Q: What determines which books you choose to publish?
There’s no magic formula, if that’s what you mean. There are a lot of quality books that come to us that we don’t publish for whatever reason, but there’re also a lot of quality books that come to us that we do. Maybe it’s a story I like, or that Mimi likes, or creators we want to work with, or good folks we think we can give a leg up in the same way pros helped me in the early days. Timing is everything. I dunno; there are a million factors. Actually, I usually just make a joke when I’m asked this question in interviews because the answer is always different, and it all changes tomorrow, anyway.
Q: Rumor has it that AIT/Planet Lar has been trying to get more movie interest in their books. Any luck in that area?
With THE COURIERS shooting this spring, and Disney picking up MONSTER ATTACK NETWORK, and LAW AND ORDER’s Dick Wolf working on JOHNNY DYNAMITE, and all of our other books in development with Kickstart, other-media exploitation is certainly a part of the scene now.

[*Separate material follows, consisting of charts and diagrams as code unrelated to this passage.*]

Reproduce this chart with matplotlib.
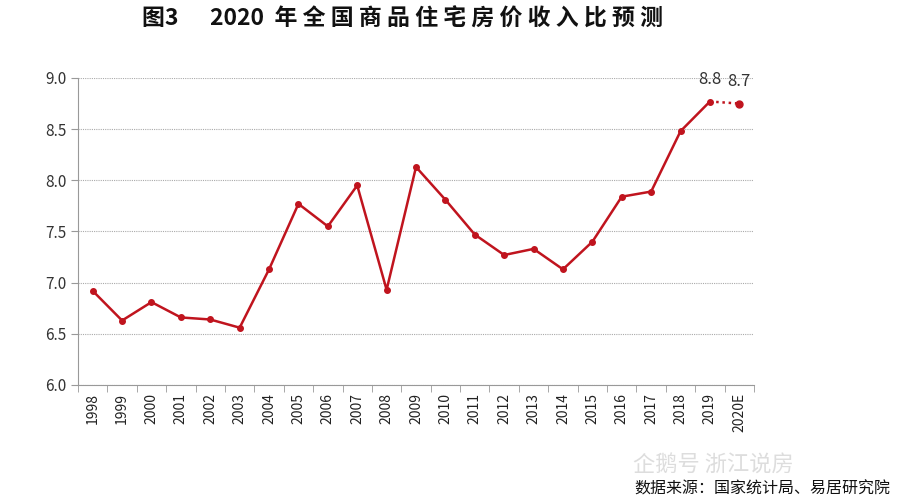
import numpy as np
import matplotlib.pyplot as plt

plt.rcParams['font.family'] = ['Noto Sans CJK SC', 'DejaVu Sans']

years = ['1998', '1999', '2000', '2001', '2002', '2003', '2004', '2005', '2006',
         '2007', '2008', '2009', '2010', '2011', '2012', '2013', '2014', '2015',
         '2016', '2017', '2018', '2019', '2020E']
ratio = [6.92, 6.63, 6.81, 6.66, 6.64, 6.56, 7.13, 7.77, 7.55, 7.95, 6.93, 8.13,
         7.81, 7.47, 7.27, 7.33, 7.13, 7.40, 7.84, 7.89, 8.48, 8.77, 8.75]
labels = {'2019': '8.8', '2020E': '8.7'}

red = '#c0141e'
x = np.arange(len(years))

fig = plt.figure(figsize=(9.09, 5.03), dpi=100)
ax = fig.add_axes([0.0858, 0.2346, 0.7437, 0.6104])

# actual values solid, forecast dotted
ax.plot(x[:-1], ratio[:-1], color=red, lw=1.8, marker='o', ms=4, zorder=3)
ax.plot(x[-2:], ratio[-2:], color=red, lw=1.8, ls=(0, (1, 1.5)), zorder=3)
ax.plot(x[-1], ratio[-1], color=red, marker='o', ms=5, zorder=3)

for i, y in enumerate(years):
    if y in labels:
        ax.text(x[i], ratio[i] + 0.13, labels[y], ha='center', va='bottom',
                fontsize=12, color='#333333')

ax.set_xlim(-0.5, len(years) - 0.5)
ax.set_ylim(6.0, 9.0)
ax.set_yticks(np.arange(6.0, 9.01, 0.5))
ax.set_yticklabels([f'{v:.1f}' for v in np.arange(6.0, 9.01, 0.5)])
ax.set_xticks(x)
ax.set_xticklabels(years, rotation=90)
ax.set_xticks(np.arange(-0.5, len(years)), minor=True)
ax.tick_params(axis='x', which='major', length=0, labelsize=10, pad=6, colors='#222222')
ax.tick_params(axis='x', which='minor', length=5, color='#999999')
ax.tick_params(axis='y', length=5, color='#999999', labelsize=11, labelcolor='#333333')

ax.grid(axis='y', ls=(0, (1, 1)), color='#aaaaaa', lw=0.8)
for s in ['top', 'right']:
    ax.spines[s].set_visible(False)
for s in ['left', 'bottom']:
    ax.spines[s].set_color('#999999')

title = '图3      2020  ' + ' '.join('年全国商品住宅房价收入比预测')
fig.text(0.443, 0.962, title, ha='center', va='center',
         fontsize=16.5, fontweight='bold', color='#111111')
fig.text(0.785, 0.075, '企鹅号 浙江说房', ha='center', va='center',
         fontsize=16, color='#dddddd')
fig.text(0.979, 0.027, '数据来源：国家统计局、易居研究院', ha='right', va='center',
         fontsize=11.5, color='#111111')

fig.savefig('out.png', dpi=100)
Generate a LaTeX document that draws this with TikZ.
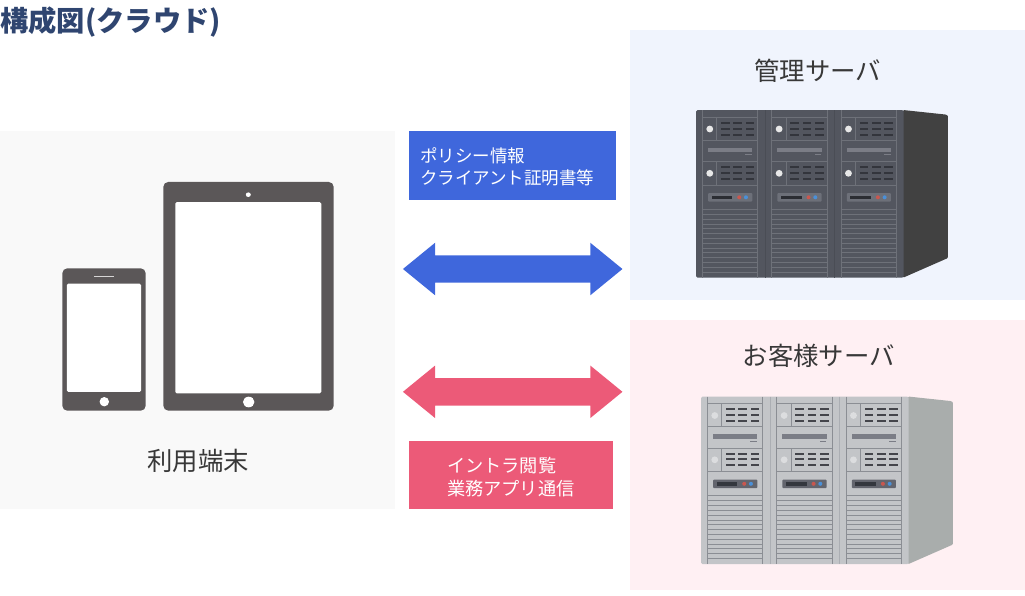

But it always has been for us, so it’s not exactly a secret; the astronauts have been optioned three times in ten years. Probably one out of every five of our books is in some level of option or development or production; we just like to stay under the radar about this stuff until you can set the TiVo or go by a ticket, because there’s so much that can go wrong with a project.
I’m sure you can think of a million creators who announce some handshake deal for a multi-million dollar extravaganza based on their comic of which nothing is ever heard about again. Me, I think that’s just silly. I mean, I think it’s cool Harrison Ford flipped through LAST OF THE INDEPENDENTS with an eye towards working with Richard Donner on it because it was presented landscape and he thought that they were really elaborate storyboards, but you’d never see me writing a press release about it, because what does that mean? Nothing. Now if that movie got made, well, then, sure; I’d crow to the rooftops. But otherwise I just think talking about options is counting chickens before they’ve hatched.
Q: What does the company have planned for 2009?
I’m looking forward to putting out Dennis Hopeless and Kevin Mellon’s CUPID book, and working with Tony Lee on his two books: DODGE AND TWIST with Paul Peart-Smith on art and JOURNAL with Bevis Musson. And of course I have a couple books on tap as well which will probably end up scheduled for the fall and winter.